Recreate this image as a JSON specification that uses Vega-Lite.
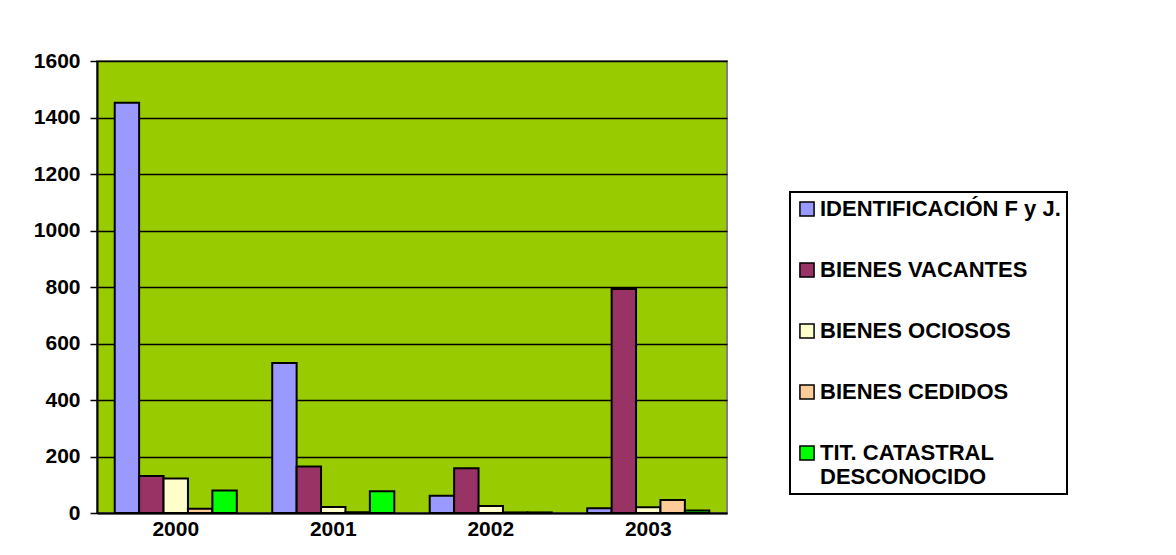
{
  "$schema": "https://vega.github.io/schema/vega-lite/v6.json",
  "width": 630,
  "height": 452,
  "autosize": {"type": "none"},
  "padding": {"left": 97, "top": 61, "right": 449, "bottom": 42},
  "background": "white",
  "config": {
    "font": "Liberation Sans",
    "view": {"fill": "#99CC00", "stroke": "#808080", "strokeWidth": 2},
    "axis": {"labelFont": "Liberation Sans", "labelFontWeight": "bold", "labelFontSize": 21, "labelColor": "#000000", "domainColor": "#000000", "tickColor": "#000000"}
  },
  "data": {
    "values": [
      {"year": "2000", "cat": "IDENTIFICACIÓN F y J.", "v": 1452},
      {"year": "2000", "cat": "BIENES VACANTES", "v": 131},
      {"year": "2000", "cat": "BIENES OCIOSOS", "v": 122},
      {"year": "2000", "cat": "BIENES CEDIDOS", "v": 15},
      {"year": "2000", "cat": "TIT. CATASTRAL DESCONOCIDO", "v": 80},
      {"year": "2001", "cat": "IDENTIFICACIÓN F y J.", "v": 531},
      {"year": "2001", "cat": "BIENES VACANTES", "v": 165},
      {"year": "2001", "cat": "BIENES OCIOSOS", "v": 21},
      {"year": "2001", "cat": "BIENES CEDIDOS", "v": 3},
      {"year": "2001", "cat": "TIT. CATASTRAL DESCONOCIDO", "v": 77},
      {"year": "2002", "cat": "IDENTIFICACIÓN F y J.", "v": 61},
      {"year": "2002", "cat": "BIENES VACANTES", "v": 158},
      {"year": "2002", "cat": "BIENES OCIOSOS", "v": 25},
      {"year": "2002", "cat": "BIENES CEDIDOS", "v": 2},
      {"year": "2002", "cat": "TIT. CATASTRAL DESCONOCIDO", "v": 2},
      {"year": "2003", "cat": "IDENTIFICACIÓN F y J.", "v": 17},
      {"year": "2003", "cat": "BIENES VACANTES", "v": 793},
      {"year": "2003", "cat": "BIENES OCIOSOS", "v": 20},
      {"year": "2003", "cat": "BIENES CEDIDOS", "v": 46},
      {"year": "2003", "cat": "TIT. CATASTRAL DESCONOCIDO", "v": 9}
    ]
  },
  "mark": {"type": "bar", "stroke": "#000000", "strokeWidth": 2},
  "encoding": {
    "x": {
      "field": "year", "type": "nominal", "title": null,
      "scale": {"paddingInner": 0.225, "paddingOuter": 0.1125},
      "axis": {"labelAngle": 0, "ticks": false, "labelPadding": 5, "domainWidth": 2}
    },
    "xOffset": {
      "field": "cat", "type": "nominal",
      "sort": ["IDENTIFICACIÓN F y J.", "BIENES VACANTES", "BIENES OCIOSOS", "BIENES CEDIDOS", "TIT. CATASTRAL DESCONOCIDO"],
      "scale": {"paddingInner": 0, "paddingOuter": 0}
    },
    "y": {
      "field": "v", "type": "quantitative", "title": null,
      "scale": {"domain": [0, 1600], "nice": false},
      "axis": {"values": [0, 200, 400, 600, 800, 1000, 1200, 1400, 1600], "format": "d", "grid": true, "gridColor": "#000000", "gridWidth": 1.5, "gridOpacity": 1, "tickSize": 7, "tickWidth": 1.5, "labelPadding": 10, "domainWidth": 2}
    },
    "color": {
      "field": "cat", "type": "nominal", "title": null,
      "sort": ["IDENTIFICACIÓN F y J.", "BIENES VACANTES", "BIENES OCIOSOS", "BIENES CEDIDOS", "TIT. CATASTRAL DESCONOCIDO"],
      "scale": {
        "domain": ["IDENTIFICACIÓN F y J.", "BIENES VACANTES", "BIENES OCIOSOS", "BIENES CEDIDOS", "TIT. CATASTRAL DESCONOCIDO"],
        "range": ["#9999FF", "#993366", "#FFFFCC", "#FFCC99", "#00FF00"]
      },
      "legend": {
        "orient": "none",
        "legendX": 693,
        "legendY": 131,
        "strokeColor": "#000000",
        "fillColor": "#FFFFFF",
        "padding": 6,
        "symbolType": "square",
        "symbolSize": 200,
        "symbolStrokeColor": "#000000",
        "symbolStrokeWidth": 1.5,
        "labelFont": "Liberation Sans",
        "labelFontWeight": "bold",
        "labelFontSize": 22,
        "labelColor": "#000000",
        "labelOffset": 2,
        "labelLimit": 400,
        "rowPadding": 39,
        "encode": {"legend": {"update": {"strokeWidth": {"value": 2}}}},
        "labelExpr": "datum.label == 'TIT. CATASTRAL DESCONOCIDO' ? ['TIT. CATASTRAL', 'DESCONOCIDO'] : datum.label"
      }
    }
  }
}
____
## DO THIS
Your task is to repeat the data above exactly while excluding the pictures.

## WRITTEN ANSWER
Recreate this image as a JSON specification that uses Vega-Lite.
{
  "$schema": "https://vega.github.io/schema/vega-lite/v6.json",
  "width": 630,
  "height": 452,
  "autosize": {"type": "none"},
  "padding": {"left": 97, "top": 61, "right": 449, "bottom": 42},
  "background": "white",
  "config": {
    "font": "Liberation Sans",
    "view": {"fill": "#99CC00", "stroke": "#808080", "strokeWidth": 2},
    "axis": {"labelFont": "Liberation Sans", "labelFontWeight": "bold", "labelFontSize": 21, "labelColor": "#000000", "domainColor": "#000000", "tickColor": "#000000"}
  },
  "data": {
    "values": [
      {"year": "2000", "cat": "IDENTIFICACIÓN F y J.", "v": 1452},
      {"year": "2000", "cat": "BIENES VACANTES", "v": 131},
      {"year": "2000", "cat": "BIENES OCIOSOS", "v": 122},
      {"year": "2000", "cat": "BIENES CEDIDOS", "v": 15},
      {"year": "2000", "cat": "TIT. CATASTRAL DESCONOCIDO", "v": 80},
      {"year": "2001", "cat": "IDENTIFICACIÓN F y J.", "v": 531},
      {"year": "2001", "cat": "BIENES VACANTES", "v": 165},
      {"year": "2001", "cat": "BIENES OCIOSOS", "v": 21},
      {"year": "2001", "cat": "BIENES CEDIDOS", "v": 3},
      {"year": "2001", "cat": "TIT. CATASTRAL DESCONOCIDO", "v": 77},
      {"year": "2002", "cat": "IDENTIFICACIÓN F y J.", "v": 61},
      {"year": "2002", "cat": "BIENES VACANTES", "v": 158},
      {"year": "2002", "cat": "BIENES OCIOSOS", "v": 25},
      {"year": "2002", "cat": "BIENES CEDIDOS", "v": 2},
      {"year": "2002", "cat": "TIT. CATASTRAL DESCONOCIDO", "v": 2},
      {"year": "2003", "cat": "IDENTIFICACIÓN F y J.", "v": 17},
      {"year": "2003", "cat": "BIENES VACANTES", "v": 793},
      {"year": "2003", "cat": "BIENES OCIOSOS", "v": 20},
      {"year": "2003", "cat": "BIENES CEDIDOS", "v": 46},
      {"year": "2003", "cat": "TIT. CATASTRAL DESCONOCIDO", "v": 9}
    ]
  },
  "mark": {"type": "bar", "stroke": "#000000", "strokeWidth": 2},
  "encoding": {
    "x": {
      "field": "year", "type": "nominal", "title": null,
      "scale": {"paddingInner": 0.225, "paddingOuter": 0.1125},
      "axis": {"labelAngle": 0, "ticks": false, "labelPadding": 5, "domainWidth": 2}
    },
    "xOffset": {
      "field": "cat", "type": "nominal",
      "sort": ["IDENTIFICACIÓN F y J.", "BIENES VACANTES", "BIENES OCIOSOS", "BIENES CEDIDOS", "TIT. CATASTRAL DESCONOCIDO"],
      "scale": {"paddingInner": 0, "paddingOuter": 0}
    },
    "y": {
      "field": "v", "type": "quantitative", "title": null,
      "scale": {"domain": [0, 1600], "nice": false},
      "axis": {"values": [0, 200, 400, 600, 800, 1000, 1200, 1400, 1600], "format": "d", "grid": true, "gridColor": "#000000", "gridWidth": 1.5, "gridOpacity": 1, "tickSize": 7, "tickWidth": 1.5, "labelPadding": 10, "domainWidth": 2}
    },
    "color": {
      "field": "cat", "type": "nominal", "title": null,
      "sort": ["IDENTIFICACIÓN F y J.", "BIENES VACANTES", "BIENES OCIOSOS", "BIENES CEDIDOS", "TIT. CATASTRAL DESCONOCIDO"],
      "scale": {
        "domain": ["IDENTIFICACIÓN F y J.", "BIENES VACANTES", "BIENES OCIOSOS", "BIENES CEDIDOS", "TIT. CATASTRAL DESCONOCIDO"],
        "range": ["#9999FF", "#993366", "#FFFFCC", "#FFCC99", "#00FF00"]
      },
      "legend": {
        "orient": "none",
        "legendX": 693,
        "legendY": 131,
        "strokeColor": "#000000",
        "fillColor": "#FFFFFF",
        "padding": 6,
        "symbolType": "square",
        "symbolSize": 200,
        "symbolStrokeColor": "#000000",
        "symbolStrokeWidth": 1.5,
        "labelFont": "Liberation Sans",
        "labelFontWeight": "bold",
        "labelFontSize": 22,
        "labelColor": "#000000",
        "labelOffset": 2,
        "labelLimit": 400,
        "rowPadding": 39,
        "encode": {"legend": {"update": {"strokeWidth": {"value": 2}}}},
        "labelExpr": "datum.label == 'TIT. CATASTRAL DESCONOCIDO' ? ['TIT. CATASTRAL', 'DESCONOCIDO'] : datum.label"
      }
    }
  }
}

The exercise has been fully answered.